WHAT THE TASK ASKS: Without the pictures, output the lines of the material from the very first through the one that holds "const names = ['Croissance".

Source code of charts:
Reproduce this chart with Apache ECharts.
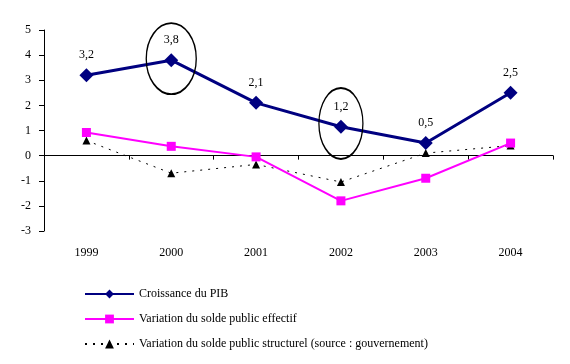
<!DOCTYPE html>
<html><head><meta charset="utf-8">
<script src="https://cdn.jsdelivr.net/npm/echarts@6/dist/echarts.min.js"></script>
<style>html,body{margin:0;padding:0;background:#fff}#c{width:570px;height:364px}</style>
</head><body><div id="c"></div>
<script>
const years = ['1999','2000','2001','2002','2003','2004'];
const croissance = [3.2, 3.8, 2.1, 1.15, 0.5, 2.5];
const croissanceLabels = ['3,2','3,8','2,1','1,2','0,5','2,5'];
const effectif = [0.92, 0.37, -0.05, -1.8, -0.9, 0.5];
const structurel = [0.6, -0.7, -0.35, -1.05, 0.1, 0.4];
const yTicks = [-3,-2,-1,0,1,2,3,4,5];
const highlighted = [{year:'2000', value:3.86}, {year:'2002', value:1.28}];
const highlightSizes = [[50,71],[44,71]];
const names = ['Croissance du PIB','Variation du solde public effectif','Variation du solde public structurel (source : gouvernement)'];

const font = 'Liberation Serif';
const chart = echarts.init(document.getElementById('c'));
chart.setOption({
  animation:false,
  textStyle:{fontFamily:font},
  grid:{left:44,right:17,top:30,bottom:133},
  xAxis:{
    type:'category', data:years,
    axisLine:{show:true,onZero:true,lineStyle:{color:'#000',width:1}},
    axisTick:{show:true,length:4,lineStyle:{color:'#000'}},
    axisLabel:{color:'#000',fontFamily:font,fontSize:12,margin:16}
  },
  yAxis:{
    type:'value', min:-3, max:5, interval:1,
    axisLine:{show:true,lineStyle:{color:'#000'}},
    axisTick:{show:true,length:5,lineStyle:{color:'#000'}},
    splitLine:{show:false},
    axisLabel:{color:'#000',fontFamily:font,fontSize:12,margin:13,
      formatter:v=>yTicks.includes(v)?String(v):''}
  },
  legend:{
    orient:'vertical', left:79, top:283, itemWidth:49, itemHeight:11, itemGap:13,
    textStyle:{color:'#000',fontFamily:font,fontSize:12},
    data:names
  },
  series:[{
    name:names[0], type:'line', data:croissance,
    symbol:'diamond', symbolSize:14, color:'#000080',
    lineStyle:{color:'#000080',width:3},
    itemStyle:{color:'#000080'},
    label:{show:true,position:'top',distance:7,color:'#000',fontFamily:font,fontSize:12,
      formatter:p=>croissanceLabels[p.dataIndex]},
    markPoint:{
      symbol:'circle', silent:true,
      itemStyle:{color:'rgba(0,0,0,0)',borderColor:'#000',borderWidth:1.6},
      label:{show:false},
      data:highlighted.map((h,i)=>({coord:[h.year,h.value],symbolSize:highlightSizes[i]}))
    },
    z:3
  },{
    name:names[1], type:'line', data:effectif,
    symbol:'rect', symbolSize:9, color:'#ff00ff',
    lineStyle:{color:'#ff00ff',width:2},
    itemStyle:{color:'#ff00ff'}, z:2
  },{
    name:names[2], type:'line', data:structurel,
    symbol:'triangle', symbolSize:8, color:'#000',
    lineStyle:{color:'#000',width:1,type:[2,6]},
    itemStyle:{color:'#000'}, z:1
  }]
});
</script></body></html>
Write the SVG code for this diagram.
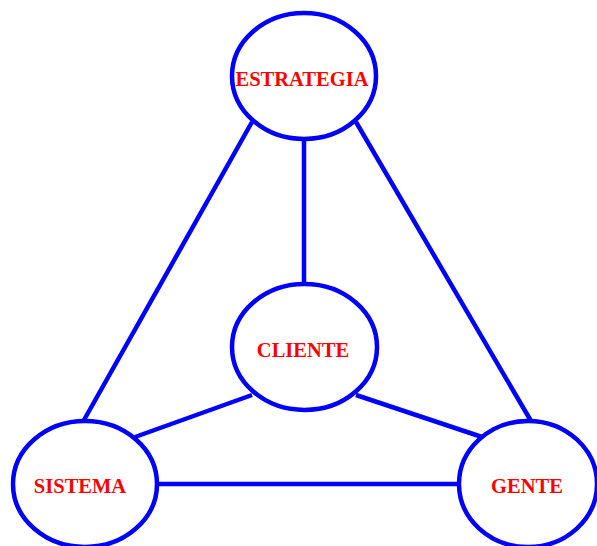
<svg xmlns="http://www.w3.org/2000/svg" width="597" height="546" viewBox="0 0 597 546">
  <style>
    .node ellipse { fill: #ffffff; stroke: #0000ff; stroke-width: 4.5; }
    .node text { font-family: "Liberation Serif", "Times New Roman", serif; font-weight: bold; font-size: 20.5px; fill: #ff0000; text-anchor: middle; }
    .edge { stroke: #0000ff; stroke-width: 4.5; fill: none; }
  </style>
  <rect width="597" height="546" fill="#ffffff"/>
  <g id="connectors">
    <line class="edge" x1="304" y1="138" x2="304" y2="285"/>
    <line class="edge" x1="252" y1="122" x2="84" y2="420"/>
    <line class="edge" x1="356" y1="122" x2="531" y2="421"/>
    <line class="edge" x1="252" y1="395" x2="135" y2="437"/>
    <line class="edge" x1="356" y1="395" x2="482" y2="437"/>
    <line class="edge" x1="157" y1="484" x2="460" y2="484"/>
  </g>
  <g id="estrategia" class="node">
    <ellipse cx="304" cy="76" rx="72" ry="63"/>
    <text x="302" y="86">ESTRATEGIA</text>
  </g>
  <g id="cliente" class="node">
    <ellipse cx="304.5" cy="347" rx="72.5" ry="63"/>
    <text x="303" y="357">CLIENTE</text>
  </g>
  <g id="sistema" class="node">
    <ellipse cx="85" cy="484" rx="72" ry="63"/>
    <text x="80" y="493">SISTEMA</text>
  </g>
  <g id="gente" class="node">
    <ellipse cx="528" cy="484" rx="69" ry="63"/>
    <text x="527" y="493">GENTE</text>
  </g>
</svg>
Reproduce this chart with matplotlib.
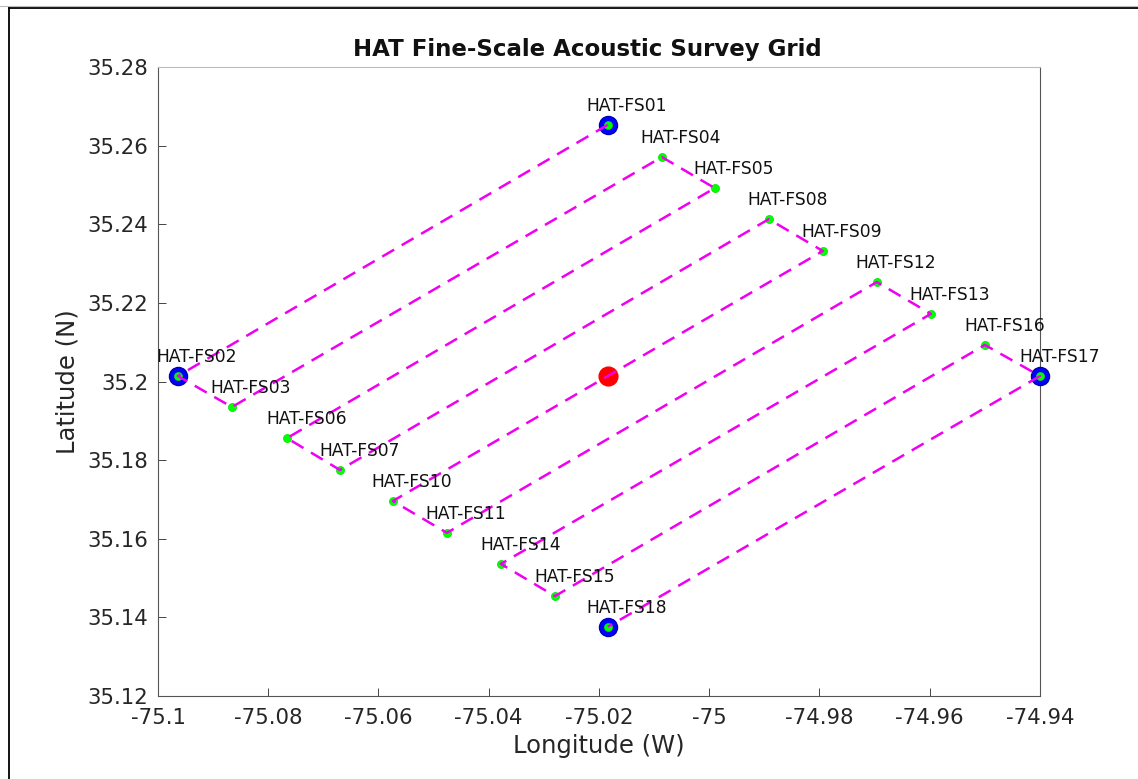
import matplotlib
matplotlib.use("Agg")
import matplotlib.pyplot as plt
from matplotlib.lines import Line2D

# ---- data ----
stations = ["HAT-FS01", "HAT-FS02", "HAT-FS03", "HAT-FS04", "HAT-FS05", "HAT-FS06",
            "HAT-FS07", "HAT-FS08", "HAT-FS09", "HAT-FS10", "HAT-FS11", "HAT-FS12",
            "HAT-FS13", "HAT-FS14", "HAT-FS15", "HAT-FS16", "HAT-FS17", "HAT-FS18"]
lon = [-75.0184, -75.0964, -75.0866, -75.0086, -74.9990, -75.0766,
       -75.0670, -74.9892, -74.9794, -75.0574, -75.0476, -74.9696,
       -74.9598, -75.0378, -75.0280, -74.9500, -74.9400, -75.0184]
lat = [35.2653, 35.2014, 35.1935, 35.2571, 35.2492, 35.1856,
       35.1775, 35.2413, 35.2332, 35.1696, 35.1615, 35.2253,
       35.2172, 35.1536, 35.1454, 35.2093, 35.2014, 35.1376]
corner_idx = [0, 1, 16, 17]
center_lon = [-75.0184]
center_lat = [35.2014]

xticks = [-75.1, -75.08, -75.06, -75.04, -75.02, -75.0, -74.98, -74.96, -74.94]
xticklabels = ["-75.1", "-75.08", "-75.06", "-75.04", "-75.02", "-75", "-74.98", "-74.96", "-74.94"]
yticks = [35.12, 35.14, 35.16, 35.18, 35.20, 35.22, 35.24, 35.26, 35.28]
yticklabels = ["35.12", "35.14", "35.16", "35.18", "35.2", "35.22", "35.24", "35.26", "35.28"]

plt.rcParams["font.family"] = ["DejaVu Sans"]

fig = plt.figure(figsize=(11.38, 7.79), dpi=100)
W, H = 1138, 779
ax = fig.add_axes([158 / W, 1 - 696 / H, (1040 - 158) / W, (696 - 67) / H])

# corner markers (blue)
ax.plot([lon[i] for i in corner_idx], [lat[i] for i in corner_idx], "o",
        ms=13, mfc="#0000ff", mec="#0000b0", mew=1.0, ls="none", zorder=2.6, clip_on=False)
# center marker (red)
ax.plot(center_lon, center_lat, "o", ms=13.5, mfc="#ff0000", mec="#ff0000", ls="none",
        zorder=2.6, clip_on=False)
# station markers (green)
ax.plot(lon, lat, "o", ms=5.8, mfc="#00ff00", mec="#00e000", mew=0.5, ls="none",
        zorder=3, clip_on=False)
# survey track
ax.plot(lon, lat, color="#f000f0", lw=1.8, ls=(0, (5.5, 3.5)), zorder=4, clip_on=False)

for name, x, y in zip(stations, lon, lat):
    ax.annotate(name, (x, y), xytext=(-21, 19), textcoords="offset pixels",
                ha="left", va="center", fontsize=12.3, color="#111111", zorder=5)

ax.set_xlim(-75.1, -74.94)
ax.set_ylim(35.12, 35.28)
ax.set_xticks(xticks)
ax.set_xticklabels(xticklabels)
ax.set_yticks(yticks)
ax.set_yticklabels(yticklabels)
ax.tick_params(direction="in", length=6, width=0.6, colors="#262626",
               labelsize=15.3, top=False, right=False)
ax.tick_params(axis="x", pad=9)
ax.tick_params(axis="y", pad=7)
for s in ax.spines.values():
    s.set_color("#555555")
    s.set_linewidth(0.8)
    s.set_zorder(2.5)
ax.spines["top"].set_color("#bbbbbb")

ax.set_xlabel("Longitude (W)", fontsize=17.5, color="#262626", labelpad=4)
ax.set_ylabel("Latitude (N)", fontsize=17.5, color="#262626", labelpad=6)
ax.set_title("HAT Fine-Scale Acoustic Survey Grid", fontsize=16.5, fontweight="bold",
             color="#111111", pad=8, x=0.487)

# outer frame (top and left edges)
fig.add_artist(Line2D([9 / W, 1], [1 - 8 / H, 1 - 8 / H], transform=fig.transFigure,
                      color="black", lw=1.3))
fig.add_artist(Line2D([9 / W, 9 / W], [0, 1 - 8 / H], transform=fig.transFigure,
                      color="black", lw=1.3))
fig.add_artist(Line2D([0, 1], [1 - 6 / H, 1 - 6 / H], transform=fig.transFigure,
                      color="#bbbbbb", lw=0.8))

fig.savefig("out.png", dpi=100)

FULL RESPONSE:
Reproduce this chart with Apache ECharts.
<!DOCTYPE html>
<html><head><meta charset="utf-8">
<script src="https://cdn.jsdelivr.net/npm/echarts@6/dist/echarts.min.js"></script>
<style>html,body{margin:0;padding:0;background:#fff}#c{width:570px;height:364px}</style>
</head><body><div id="c"></div>
<script>
const years = ['1999','2000','2001','2002','2003','2004'];
const croissance = [3.2, 3.8, 2.1, 1.15, 0.5, 2.5];
const croissanceLabels = ['3,2','3,8','2,1','1,2','0,5','2,5'];
const effectif = [0.92, 0.37, -0.05, -1.8, -0.9, 0.5];
const structurel = [0.6, -0.7, -0.35, -1.05, 0.1, 0.4];
const yTicks = [-3,-2,-1,0,1,2,3,4,5];
const highlighted = [{year:'2000', value:3.86}, {year:'2002', value:1.28}];
const highlightSizes = [[50,71],[44,71]];
const names = ['Croissance du PIB','Variation du solde public effectif','Variation du solde public structurel (source : gouvernement)'];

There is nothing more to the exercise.